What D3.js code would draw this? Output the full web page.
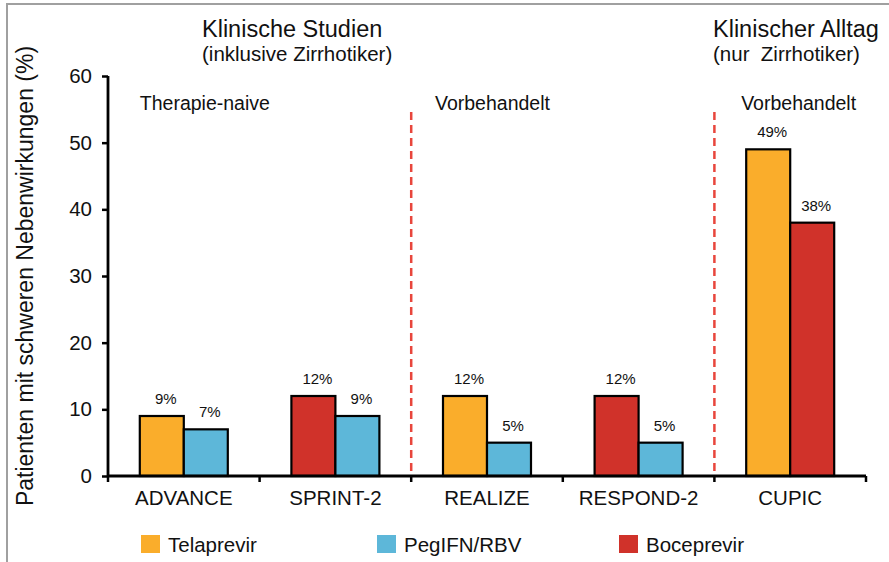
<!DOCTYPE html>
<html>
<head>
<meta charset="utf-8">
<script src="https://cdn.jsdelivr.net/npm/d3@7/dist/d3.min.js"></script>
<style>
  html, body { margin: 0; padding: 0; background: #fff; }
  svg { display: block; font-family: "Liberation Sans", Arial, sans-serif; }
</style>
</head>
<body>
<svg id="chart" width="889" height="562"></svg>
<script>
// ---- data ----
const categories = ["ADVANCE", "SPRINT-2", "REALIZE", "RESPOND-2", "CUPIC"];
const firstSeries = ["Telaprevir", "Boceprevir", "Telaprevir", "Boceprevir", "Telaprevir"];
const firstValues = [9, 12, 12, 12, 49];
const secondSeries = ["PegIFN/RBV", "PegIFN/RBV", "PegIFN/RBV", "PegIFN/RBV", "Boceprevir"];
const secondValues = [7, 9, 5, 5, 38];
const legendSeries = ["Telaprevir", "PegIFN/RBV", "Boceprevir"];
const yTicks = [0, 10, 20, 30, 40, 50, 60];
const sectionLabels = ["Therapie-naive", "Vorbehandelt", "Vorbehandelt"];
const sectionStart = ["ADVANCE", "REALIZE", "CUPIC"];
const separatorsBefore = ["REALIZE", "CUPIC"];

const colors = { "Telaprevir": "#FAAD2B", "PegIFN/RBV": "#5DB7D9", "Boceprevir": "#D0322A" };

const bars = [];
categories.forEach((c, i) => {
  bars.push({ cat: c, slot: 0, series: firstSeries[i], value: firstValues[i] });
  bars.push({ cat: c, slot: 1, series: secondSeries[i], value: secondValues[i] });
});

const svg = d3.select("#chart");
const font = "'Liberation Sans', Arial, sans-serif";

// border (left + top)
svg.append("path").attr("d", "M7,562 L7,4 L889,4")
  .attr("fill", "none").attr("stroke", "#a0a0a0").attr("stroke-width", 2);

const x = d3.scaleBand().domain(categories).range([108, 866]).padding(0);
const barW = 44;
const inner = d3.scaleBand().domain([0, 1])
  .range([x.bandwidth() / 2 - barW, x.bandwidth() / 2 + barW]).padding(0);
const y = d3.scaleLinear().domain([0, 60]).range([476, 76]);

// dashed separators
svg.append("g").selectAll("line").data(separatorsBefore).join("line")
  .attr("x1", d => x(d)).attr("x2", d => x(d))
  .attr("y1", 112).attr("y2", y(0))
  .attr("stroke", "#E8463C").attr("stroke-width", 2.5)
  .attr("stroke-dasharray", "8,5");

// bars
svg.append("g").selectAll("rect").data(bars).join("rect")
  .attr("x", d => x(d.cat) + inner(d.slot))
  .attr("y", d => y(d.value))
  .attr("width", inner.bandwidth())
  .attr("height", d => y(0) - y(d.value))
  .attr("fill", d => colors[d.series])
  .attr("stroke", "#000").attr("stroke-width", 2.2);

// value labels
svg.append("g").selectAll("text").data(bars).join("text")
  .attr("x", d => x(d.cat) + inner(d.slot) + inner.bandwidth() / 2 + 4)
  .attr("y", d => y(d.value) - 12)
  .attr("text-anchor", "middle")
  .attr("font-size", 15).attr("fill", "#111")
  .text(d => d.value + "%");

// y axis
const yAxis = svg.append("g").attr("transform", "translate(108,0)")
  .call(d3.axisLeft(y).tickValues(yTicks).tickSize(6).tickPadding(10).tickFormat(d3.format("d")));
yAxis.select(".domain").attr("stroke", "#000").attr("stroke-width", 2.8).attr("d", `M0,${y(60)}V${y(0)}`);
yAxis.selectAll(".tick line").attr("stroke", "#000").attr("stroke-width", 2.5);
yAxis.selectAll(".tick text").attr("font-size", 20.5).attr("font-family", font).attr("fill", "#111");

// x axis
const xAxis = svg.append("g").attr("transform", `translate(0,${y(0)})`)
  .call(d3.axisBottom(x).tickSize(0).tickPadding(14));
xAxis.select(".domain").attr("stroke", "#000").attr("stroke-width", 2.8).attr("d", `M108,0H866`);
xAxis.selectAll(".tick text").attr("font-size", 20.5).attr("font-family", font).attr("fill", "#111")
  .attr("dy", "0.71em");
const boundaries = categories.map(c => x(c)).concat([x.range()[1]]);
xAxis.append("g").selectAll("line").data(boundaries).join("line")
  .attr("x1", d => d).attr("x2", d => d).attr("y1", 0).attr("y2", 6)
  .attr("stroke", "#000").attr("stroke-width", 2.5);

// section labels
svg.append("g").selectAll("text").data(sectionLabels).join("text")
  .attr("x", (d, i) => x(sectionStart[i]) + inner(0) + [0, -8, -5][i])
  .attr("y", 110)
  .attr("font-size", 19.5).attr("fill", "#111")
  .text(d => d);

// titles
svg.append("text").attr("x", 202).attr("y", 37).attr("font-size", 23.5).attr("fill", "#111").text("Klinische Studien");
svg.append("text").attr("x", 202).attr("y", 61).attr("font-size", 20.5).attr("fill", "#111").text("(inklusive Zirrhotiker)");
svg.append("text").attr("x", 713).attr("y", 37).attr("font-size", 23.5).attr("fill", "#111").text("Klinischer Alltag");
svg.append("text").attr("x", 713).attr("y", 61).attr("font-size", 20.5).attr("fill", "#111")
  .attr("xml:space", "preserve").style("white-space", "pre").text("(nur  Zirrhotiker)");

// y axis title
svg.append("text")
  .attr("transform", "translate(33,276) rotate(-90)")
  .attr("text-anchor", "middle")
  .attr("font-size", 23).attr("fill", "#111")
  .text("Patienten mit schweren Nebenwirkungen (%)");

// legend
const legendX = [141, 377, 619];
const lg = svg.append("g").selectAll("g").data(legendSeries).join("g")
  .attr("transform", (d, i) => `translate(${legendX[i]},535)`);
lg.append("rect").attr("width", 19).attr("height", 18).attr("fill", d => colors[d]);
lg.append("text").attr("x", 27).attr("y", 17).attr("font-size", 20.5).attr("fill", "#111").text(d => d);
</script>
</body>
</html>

* **TASK DESCRIPTION**: Leave the pictures out and reproduce exactly the lines from the top of the listing above through the line with "const y = d3.scaleLinear().domain([0, 60]).range([476, 76]);".

* **EXPECTED ANSWER**:
What D3.js code would draw this? Output the full web page.
<!DOCTYPE html>
<html>
<head>
<meta charset="utf-8">
<script src="https://cdn.jsdelivr.net/npm/d3@7/dist/d3.min.js"></script>
<style>
  html, body { margin: 0; padding: 0; background: #fff; }
  svg { display: block; font-family: "Liberation Sans", Arial, sans-serif; }
</style>
</head>
<body>
<svg id="chart" width="889" height="562"></svg>
<script>
// ---- data ----
const categories = ["ADVANCE", "SPRINT-2", "REALIZE", "RESPOND-2", "CUPIC"];
const firstSeries = ["Telaprevir", "Boceprevir", "Telaprevir", "Boceprevir", "Telaprevir"];
const firstValues = [9, 12, 12, 12, 49];
const secondSeries = ["PegIFN/RBV", "PegIFN/RBV", "PegIFN/RBV", "PegIFN/RBV", "Boceprevir"];
const secondValues = [7, 9, 5, 5, 38];
const legendSeries = ["Telaprevir", "PegIFN/RBV", "Boceprevir"];
const yTicks = [0, 10, 20, 30, 40, 50, 60];
const sectionLabels = ["Therapie-naive", "Vorbehandelt", "Vorbehandelt"];
const sectionStart = ["ADVANCE", "REALIZE", "CUPIC"];
const separatorsBefore = ["REALIZE", "CUPIC"];

const colors = { "Telaprevir": "#FAAD2B", "PegIFN/RBV": "#5DB7D9", "Boceprevir": "#D0322A" };

const bars = [];
categories.forEach((c, i) => {
  bars.push({ cat: c, slot: 0, series: firstSeries[i], value: firstValues[i] });
  bars.push({ cat: c, slot: 1, series: secondSeries[i], value: secondValues[i] });
});

const svg = d3.select("#chart");
const font = "'Liberation Sans', Arial, sans-serif";

// border (left + top)
svg.append("path").attr("d", "M7,562 L7,4 L889,4")
  .attr("fill", "none").attr("stroke", "#a0a0a0").attr("stroke-width", 2);

const x = d3.scaleBand().domain(categories).range([108, 866]).padding(0);
const barW = 44;
const inner = d3.scaleBand().domain([0, 1])
  .range([x.bandwidth() / 2 - barW, x.bandwidth() / 2 + barW]).padding(0);
const y = d3.scaleLinear().domain([0, 60]).range([476, 76]);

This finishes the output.